### GIVEN EXERCISE:
Please print exactly the lines below, from the start of the material up to and including the line with "598, 655, 760]", but none of the pictures.

[Figure scripts]

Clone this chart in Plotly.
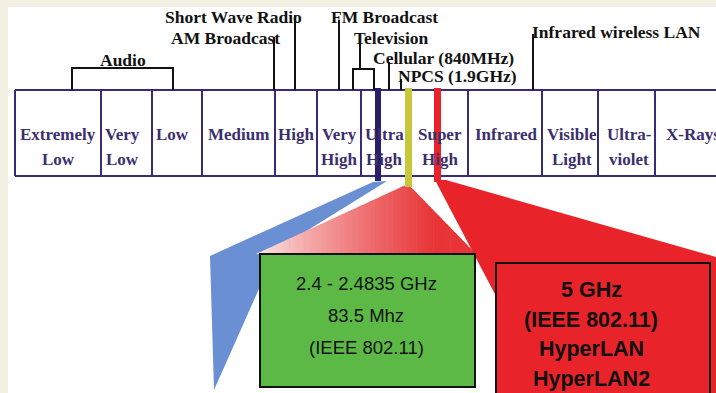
import plotly.graph_objects as go
import numpy as np

# ---------------- data (labels) ----------------
band_line1 = ["Extremely", "Very", "Low", "Medium", "High", "Very", "Ultra", "Super",
              "Infrared", "Visible", "Ultra-", "X-Rays"]
band_line2 = ["Low", "Low", "", "", "", "High", "High", "High", "", "Light", "violet", ""]
band_x = [58, 122, 172, 238, 296, 339, 384, 440, 506, 572, 629, 693]
band_edges = [15, 101, 152, 202, 275, 317, 361, 408, 468, 542, 598, 655, 760]

top_labels = ["Short Wave Radio", "AM Broadcast", "Audio", "FM Broadcast", "Television",
              "Cellular (840MHz)", "NPCS (1.9GHz)", "Infrared wireless LAN"]
top_x = [233, 225, 123, 384, 391, 443, 457, 616]
top_y = [17, 38, 60, 17, 38, 58, 76, 32]

green_lines = ["2.4 - 2.4835 GHz", "83.5 Mhz", "(IEEE 802.11)"]
red_lines = ["5 GHz", "(IEEE 802.11)", "HyperLAN", "HyperLAN2"]

NAVY = "#3a2b7a"
BEIGE = "#f2f0e2"

fig = go.Figure()
shapes = []

# white page over beige border
shapes.append(dict(type="rect", x0=8, x1=716, y0=7, y1=393, fillcolor="white",
                   line=dict(width=0), layer="below"))

# ---- bottom shapes ----
# blue band
shapes.append(dict(type="path",
                   path="M 373,182 L 387,181 L 300,235 L 262,282 L 214,390 L 210,256 Z",
                   fillcolor="#6a8fd2", line=dict(width=0)))
# gradient triangle (white -> red), drawn as thin vertical strips
apex = (408.0, 184.0)
left = (256.0, 254.0)
right = (476.0, 254.0)


def ytop(x):
    if x <= apex[0]:
        return left[1] + (apex[1] - left[1]) * (x - left[0]) / (apex[0] - left[0])
    return apex[1] + (right[1] - apex[1]) * (x - apex[0]) / (right[0] - apex[0])


xs = np.concatenate([np.linspace(left[0], apex[0], 60), np.linspace(apex[0], right[0], 25)[1:]])
c0 = np.array([253, 240, 240])
c1 = np.array([232, 52, 54])
for a, b in zip(xs[:-1], xs[1:]):
    t = np.clip(((a + b) / 2 - left[0]) / (435 - left[0]), 0, 1) ** 0.8
    col = (c0 + (c1 - c0) * t).astype(int)
    colstr = f"rgb({col[0]},{col[1]},{col[2]})"
    shapes.append(dict(type="path",
                       path=f"M {a-0.3},{ytop(a)} L {b+0.3},{ytop(b)} L {b+0.3},{left[1]} L {a-0.3},{left[1]} Z",
                       fillcolor=colstr, line=dict(width=0)))

# red wedge
shapes.append(dict(type="path",
                   path="M 435,180 L 446,180 L 716,257 L 716,393 L 498,393 L 497,298 Z",
                   fillcolor="#e8232a", line=dict(width=0)))
# green box
shapes.append(dict(type="rect", x0=260, x1=475, y0=254, y1=387, fillcolor="#5cb946",
                   line=dict(color="#111111", width=2)))
# red box
shapes.append(dict(type="rect", x0=496, x1=710, y0=263, y1=400, fillcolor="#e8232a",
                   line=dict(color="#111111", width=2)))

# ---- spectrum box ----
shapes.append(dict(type="line", x0=15, x1=730, y0=90, y1=90, line=dict(color=NAVY, width=2)))
shapes.append(dict(type="line", x0=15, x1=730, y0=176, y1=176, line=dict(color=NAVY, width=2)))
for e in band_edges[:-1]:
    shapes.append(dict(type="line", x0=e, x1=e, y0=90, y1=176, line=dict(color=NAVY, width=2)))

# ---- top leader lines ----
blk = dict(color="#111111", width=2)
shapes.append(dict(type="path", path="M 72,90 L 72,68 L 173,68 L 173,90", line=blk))
shapes.append(dict(type="line", x0=274, x1=274, y0=37, y1=90, line=blk))
shapes.append(dict(type="line", x0=295, x1=295, y0=15, y1=90, line=blk))
shapes.append(dict(type="line", x0=339, x1=339, y0=20, y1=90, line=blk))
shapes.append(dict(type="path", path="M 353,90 L 353,69 L 374,69 L 374,90", line=blk))
shapes.append(dict(type="line", x0=360, x1=360, y0=40, y1=69, line=blk))
shapes.append(dict(type="line", x0=389, x1=389, y0=62, y1=90, line=blk))
shapes.append(dict(type="line", x0=401, x1=401, y0=79, y1=90, line=blk))
shapes.append(dict(type="line", x0=533, x1=533, y0=34, y1=90, line=blk))

annotations = []
# band labels
for i, (l1, l2) in enumerate(zip(band_line1, band_line2)):
    annotations.append(dict(x=band_x[i], y=134, text=f"<b>{l1}</b>", showarrow=False,
                            xanchor="center", yanchor="middle",
                            font=dict(family="Liberation Serif", size=17, color="#3b2f6e")))
    if l2:
        annotations.append(dict(x=band_x[i], y=159, text=f"<b>{l2}</b>", showarrow=False,
                                xanchor="center", yanchor="middle",
                                font=dict(family="Liberation Serif", size=17, color="#3b2f6e")))

# top labels
for t, x, y in zip(top_labels, top_x, top_y):
    annotations.append(dict(x=x, y=y, text=f"<b>{t}</b>", showarrow=False,
                            xanchor="center", yanchor="middle",
                            font=dict(family="Liberation Serif", size=17.5, color="#111111")))

# box texts
for i, t in enumerate(green_lines):
    annotations.append(dict(x=366, y=283 + 32 * i, text=t, showarrow=False,
                            xanchor="center", yanchor="middle",
                            font=dict(family="Liberation Sans", size=18.5, color="#111111")))
for i, t in enumerate(red_lines):
    annotations.append(dict(x=591, y=290 + 29.5 * i, text=f"<b>{t}</b>", showarrow=False,
                            xanchor="center", yanchor="middle",
                            font=dict(family="Liberation Sans", size=21.5, color="#111111")))

# spectrum marker bars
shapes.append(dict(type="rect", x0=375, x1=381, y0=88, y1=181, fillcolor="#2a1d6a",
                   line=dict(width=0)))
shapes.append(dict(type="rect", x0=405, x1=412, y0=88, y1=187, fillcolor="#c6c83a",
                   line=dict(width=0)))
shapes.append(dict(type="rect", x0=434, x1=441, y0=88, y1=182, fillcolor="#e8232a",
                   line=dict(width=0)))

fig.update_layout(
    width=716, height=393,
    margin=dict(l=0, r=0, t=0, b=0),
    paper_bgcolor=BEIGE, plot_bgcolor=BEIGE,
    xaxis=dict(range=[0, 716], visible=False, fixedrange=True),
    yaxis=dict(range=[393, 0], visible=False, fixedrange=True),
    shapes=shapes, annotations=annotations, showlegend=False,
)
fig.write_html("out.html", config={"displayModeBar": False},
               post_script="document.body.style.margin='0';document.body.style.overflow='hidden';")
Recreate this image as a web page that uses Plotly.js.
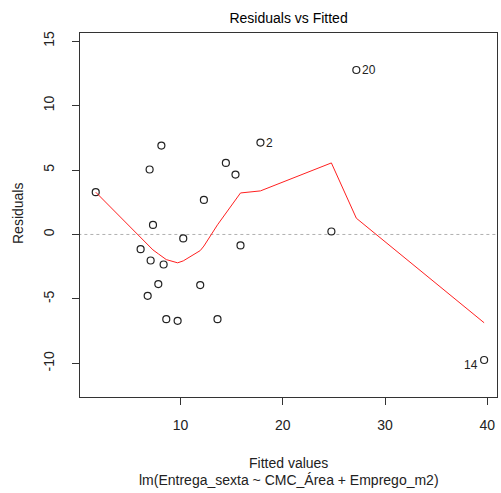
<!DOCTYPE html>
<html>
<head>
<meta charset="utf-8">
<script src="https://cdn.plot.ly/plotly-3.0.1.min.js"></script>
<style>html,body{margin:0;padding:0;background:#fff;}#chart{width:501px;height:493px;}</style>
</head>
<body>
<div id="chart"></div>
<script>
// Fitted values and residuals
const fitted = [1.70, 6.09, 6.78, 6.97, 7.07, 7.30, 7.82, 8.12, 8.34, 8.60, 9.71, 10.26, 11.92, 12.28, 13.61, 14.43, 15.37, 15.86, 17.81, 24.75, 27.19, 39.69];
const residuals = [3.28, -1.14, -4.76, 5.04, -2.02, 0.74, -3.85, 6.90, -2.33, -6.57, -6.70, -0.31, -3.93, 2.68, -6.57, 5.55, 4.65, -0.85, 7.13, 0.23, 12.76, -9.74];
// smoother (lowess) values at the sorted fitted values
const smoothY = [3.28, -0.24, -0.80, -0.95, -1.03, -1.20, -1.50, -1.65, -1.80, -1.95, -2.20, -2.05, -1.25, -0.90, 0.75, 1.65, 2.70, 3.22, 3.38, 5.55, 1.26, -6.85];
// labelled observations
const labelIds = ["2", "20", "14"];
const labelX = [17.81, 27.19, 39.69];
const labelY = [7.13, 12.76, -9.74];
const labelSide = ["right", "right", "left"];
const xTicks = [10, 20, 30, 40];
const yTicks = [-10, -5, 0, 5, 10, 15];

const font = "Liberation Sans, Arial, sans-serif";

const traces = [
  {
    x: [0, 42], y: [0, 0], mode: "lines", type: "scatter",
    line: {color: "#b0b0b0", width: 1, dash: "dot"}, hoverinfo: "skip", showlegend: false
  },
  {
    x: fitted, y: residuals, mode: "markers", type: "scatter",
    marker: {symbol: "circle-open", size: 7, color: "#222", line: {width: 1.2, color: "#222"}},
    showlegend: false
  },
  {
    x: fitted, y: smoothY, mode: "lines", type: "scatter",
    line: {color: "#ff2020", width: 1}, showlegend: false
  }
];

const pointLabels = labelIds.map((t, i) => ({
  text: t, x: labelX[i], y: labelY[i], xref: "x", yref: "y",
  xanchor: labelSide[i] === "right" ? "left" : "right", yanchor: "middle",
  xshift: labelSide[i] === "right" ? 4 : -4, yshift: labelSide[i] === "right" ? 0 : -5,
  showarrow: false, font: {family: font, size: 12, color: "#222"}
}));

const layout = {
  width: 501, height: 493,
  margin: {l: 80, r: 4, t: 33, b: 96},
  paper_bgcolor: "#fff", plot_bgcolor: "#fff",
  showlegend: false,
  title: {text: "Residuals vs Fitted", font: {family: font, size: 14, color: "#000"},
          x: 0.576, xanchor: "center", y: 0.9635, yanchor: "middle"},
  xaxis: {
    range: [0.16, 40.95], tickvals: xTicks, ticktext: xTicks.map(String),
    ticks: "outside", ticklen: 7, tickcolor: "#333", tickwidth: 1,
    showline: true, linecolor: "#333", linewidth: 1, mirror: true,
    showgrid: false, zeroline: false,
    tickfont: {family: font, size: 14, color: "#222"}, ticklabelstandoff: 8
  },
  yaxis: {
    range: [-12.61, 15.63], tickvals: yTicks, ticktext: yTicks.map(String),
    ticks: "outside", ticklen: 7, tickcolor: "#333", tickwidth: 1, tickangle: -90,
    showline: true, linecolor: "#333", linewidth: 1, mirror: true,
    showgrid: false, zeroline: false,
    tickfont: {family: font, size: 14, color: "#222"}, ticklabelstandoff: 12
  },
  annotations: pointLabels.concat([
    {text: "Fitted values", xref: "paper", yref: "paper", x: 0.5, y: -(463 - 397) / 364, xanchor: "center", yanchor: "middle",
     showarrow: false, font: {family: font, size: 14, color: "#222"}},
    {text: "lm(Entrega_sexta ~ CMC_Área + Emprego_m2)", xref: "paper", yref: "paper", x: 0.5, y: -(480 - 397) / 364, xanchor: "center", yanchor: "middle",
     showarrow: false, font: {family: font, size: 14, color: "#222"}},
    {text: "Residuals", xref: "paper", yref: "paper", x: -(80 - 18) / 417, y: (397 - 214) / 364, xanchor: "center", yanchor: "middle",
     textangle: -90, showarrow: false, font: {family: font, size: 14, color: "#222"}}
  ])
};

Plotly.newPlot("chart", traces, layout, {displayModeBar: false, staticPlot: true});
</script>
</body>
</html>
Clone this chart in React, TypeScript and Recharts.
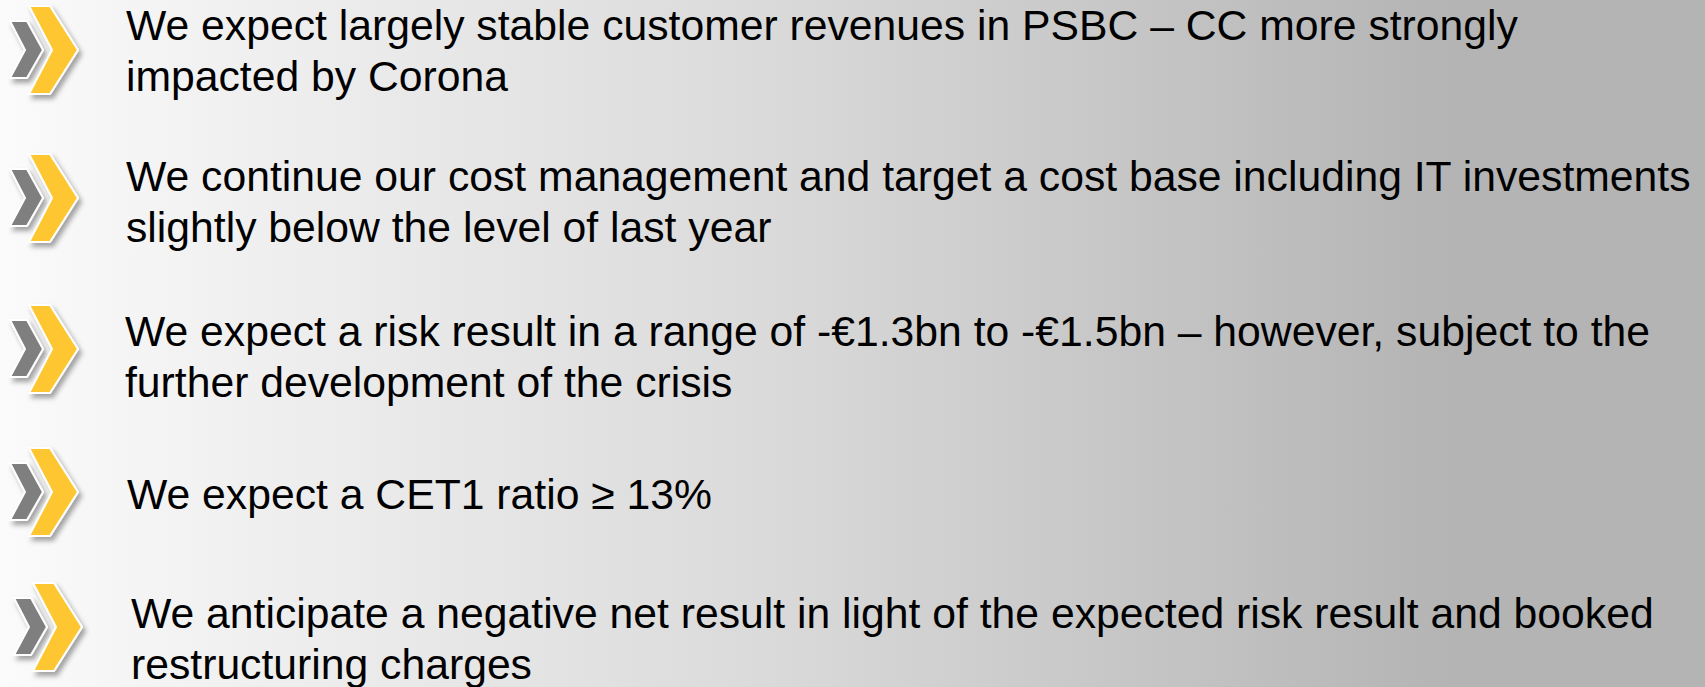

### FINAL ANSWER:
Clone this chart in Plotly.
import plotly.graph_objects as go
import numpy as np

# ---------------- data (labels) ----------------
band_line1 = ["Extremely", "Very", "Low", "Medium", "High", "Very", "Ultra", "Super",
              "Infrared", "Visible", "Ultra-", "X-Rays"]
band_line2 = ["Low", "Low", "", "", "", "High", "High", "High", "", "Light", "violet", ""]
band_x = [58, 122, 172, 238, 296, 339, 384, 440, 506, 572, 629, 693]
band_edges = [15, 101, 152, 202, 275, 317, 361, 408, 468, 542, 598, 655, 760]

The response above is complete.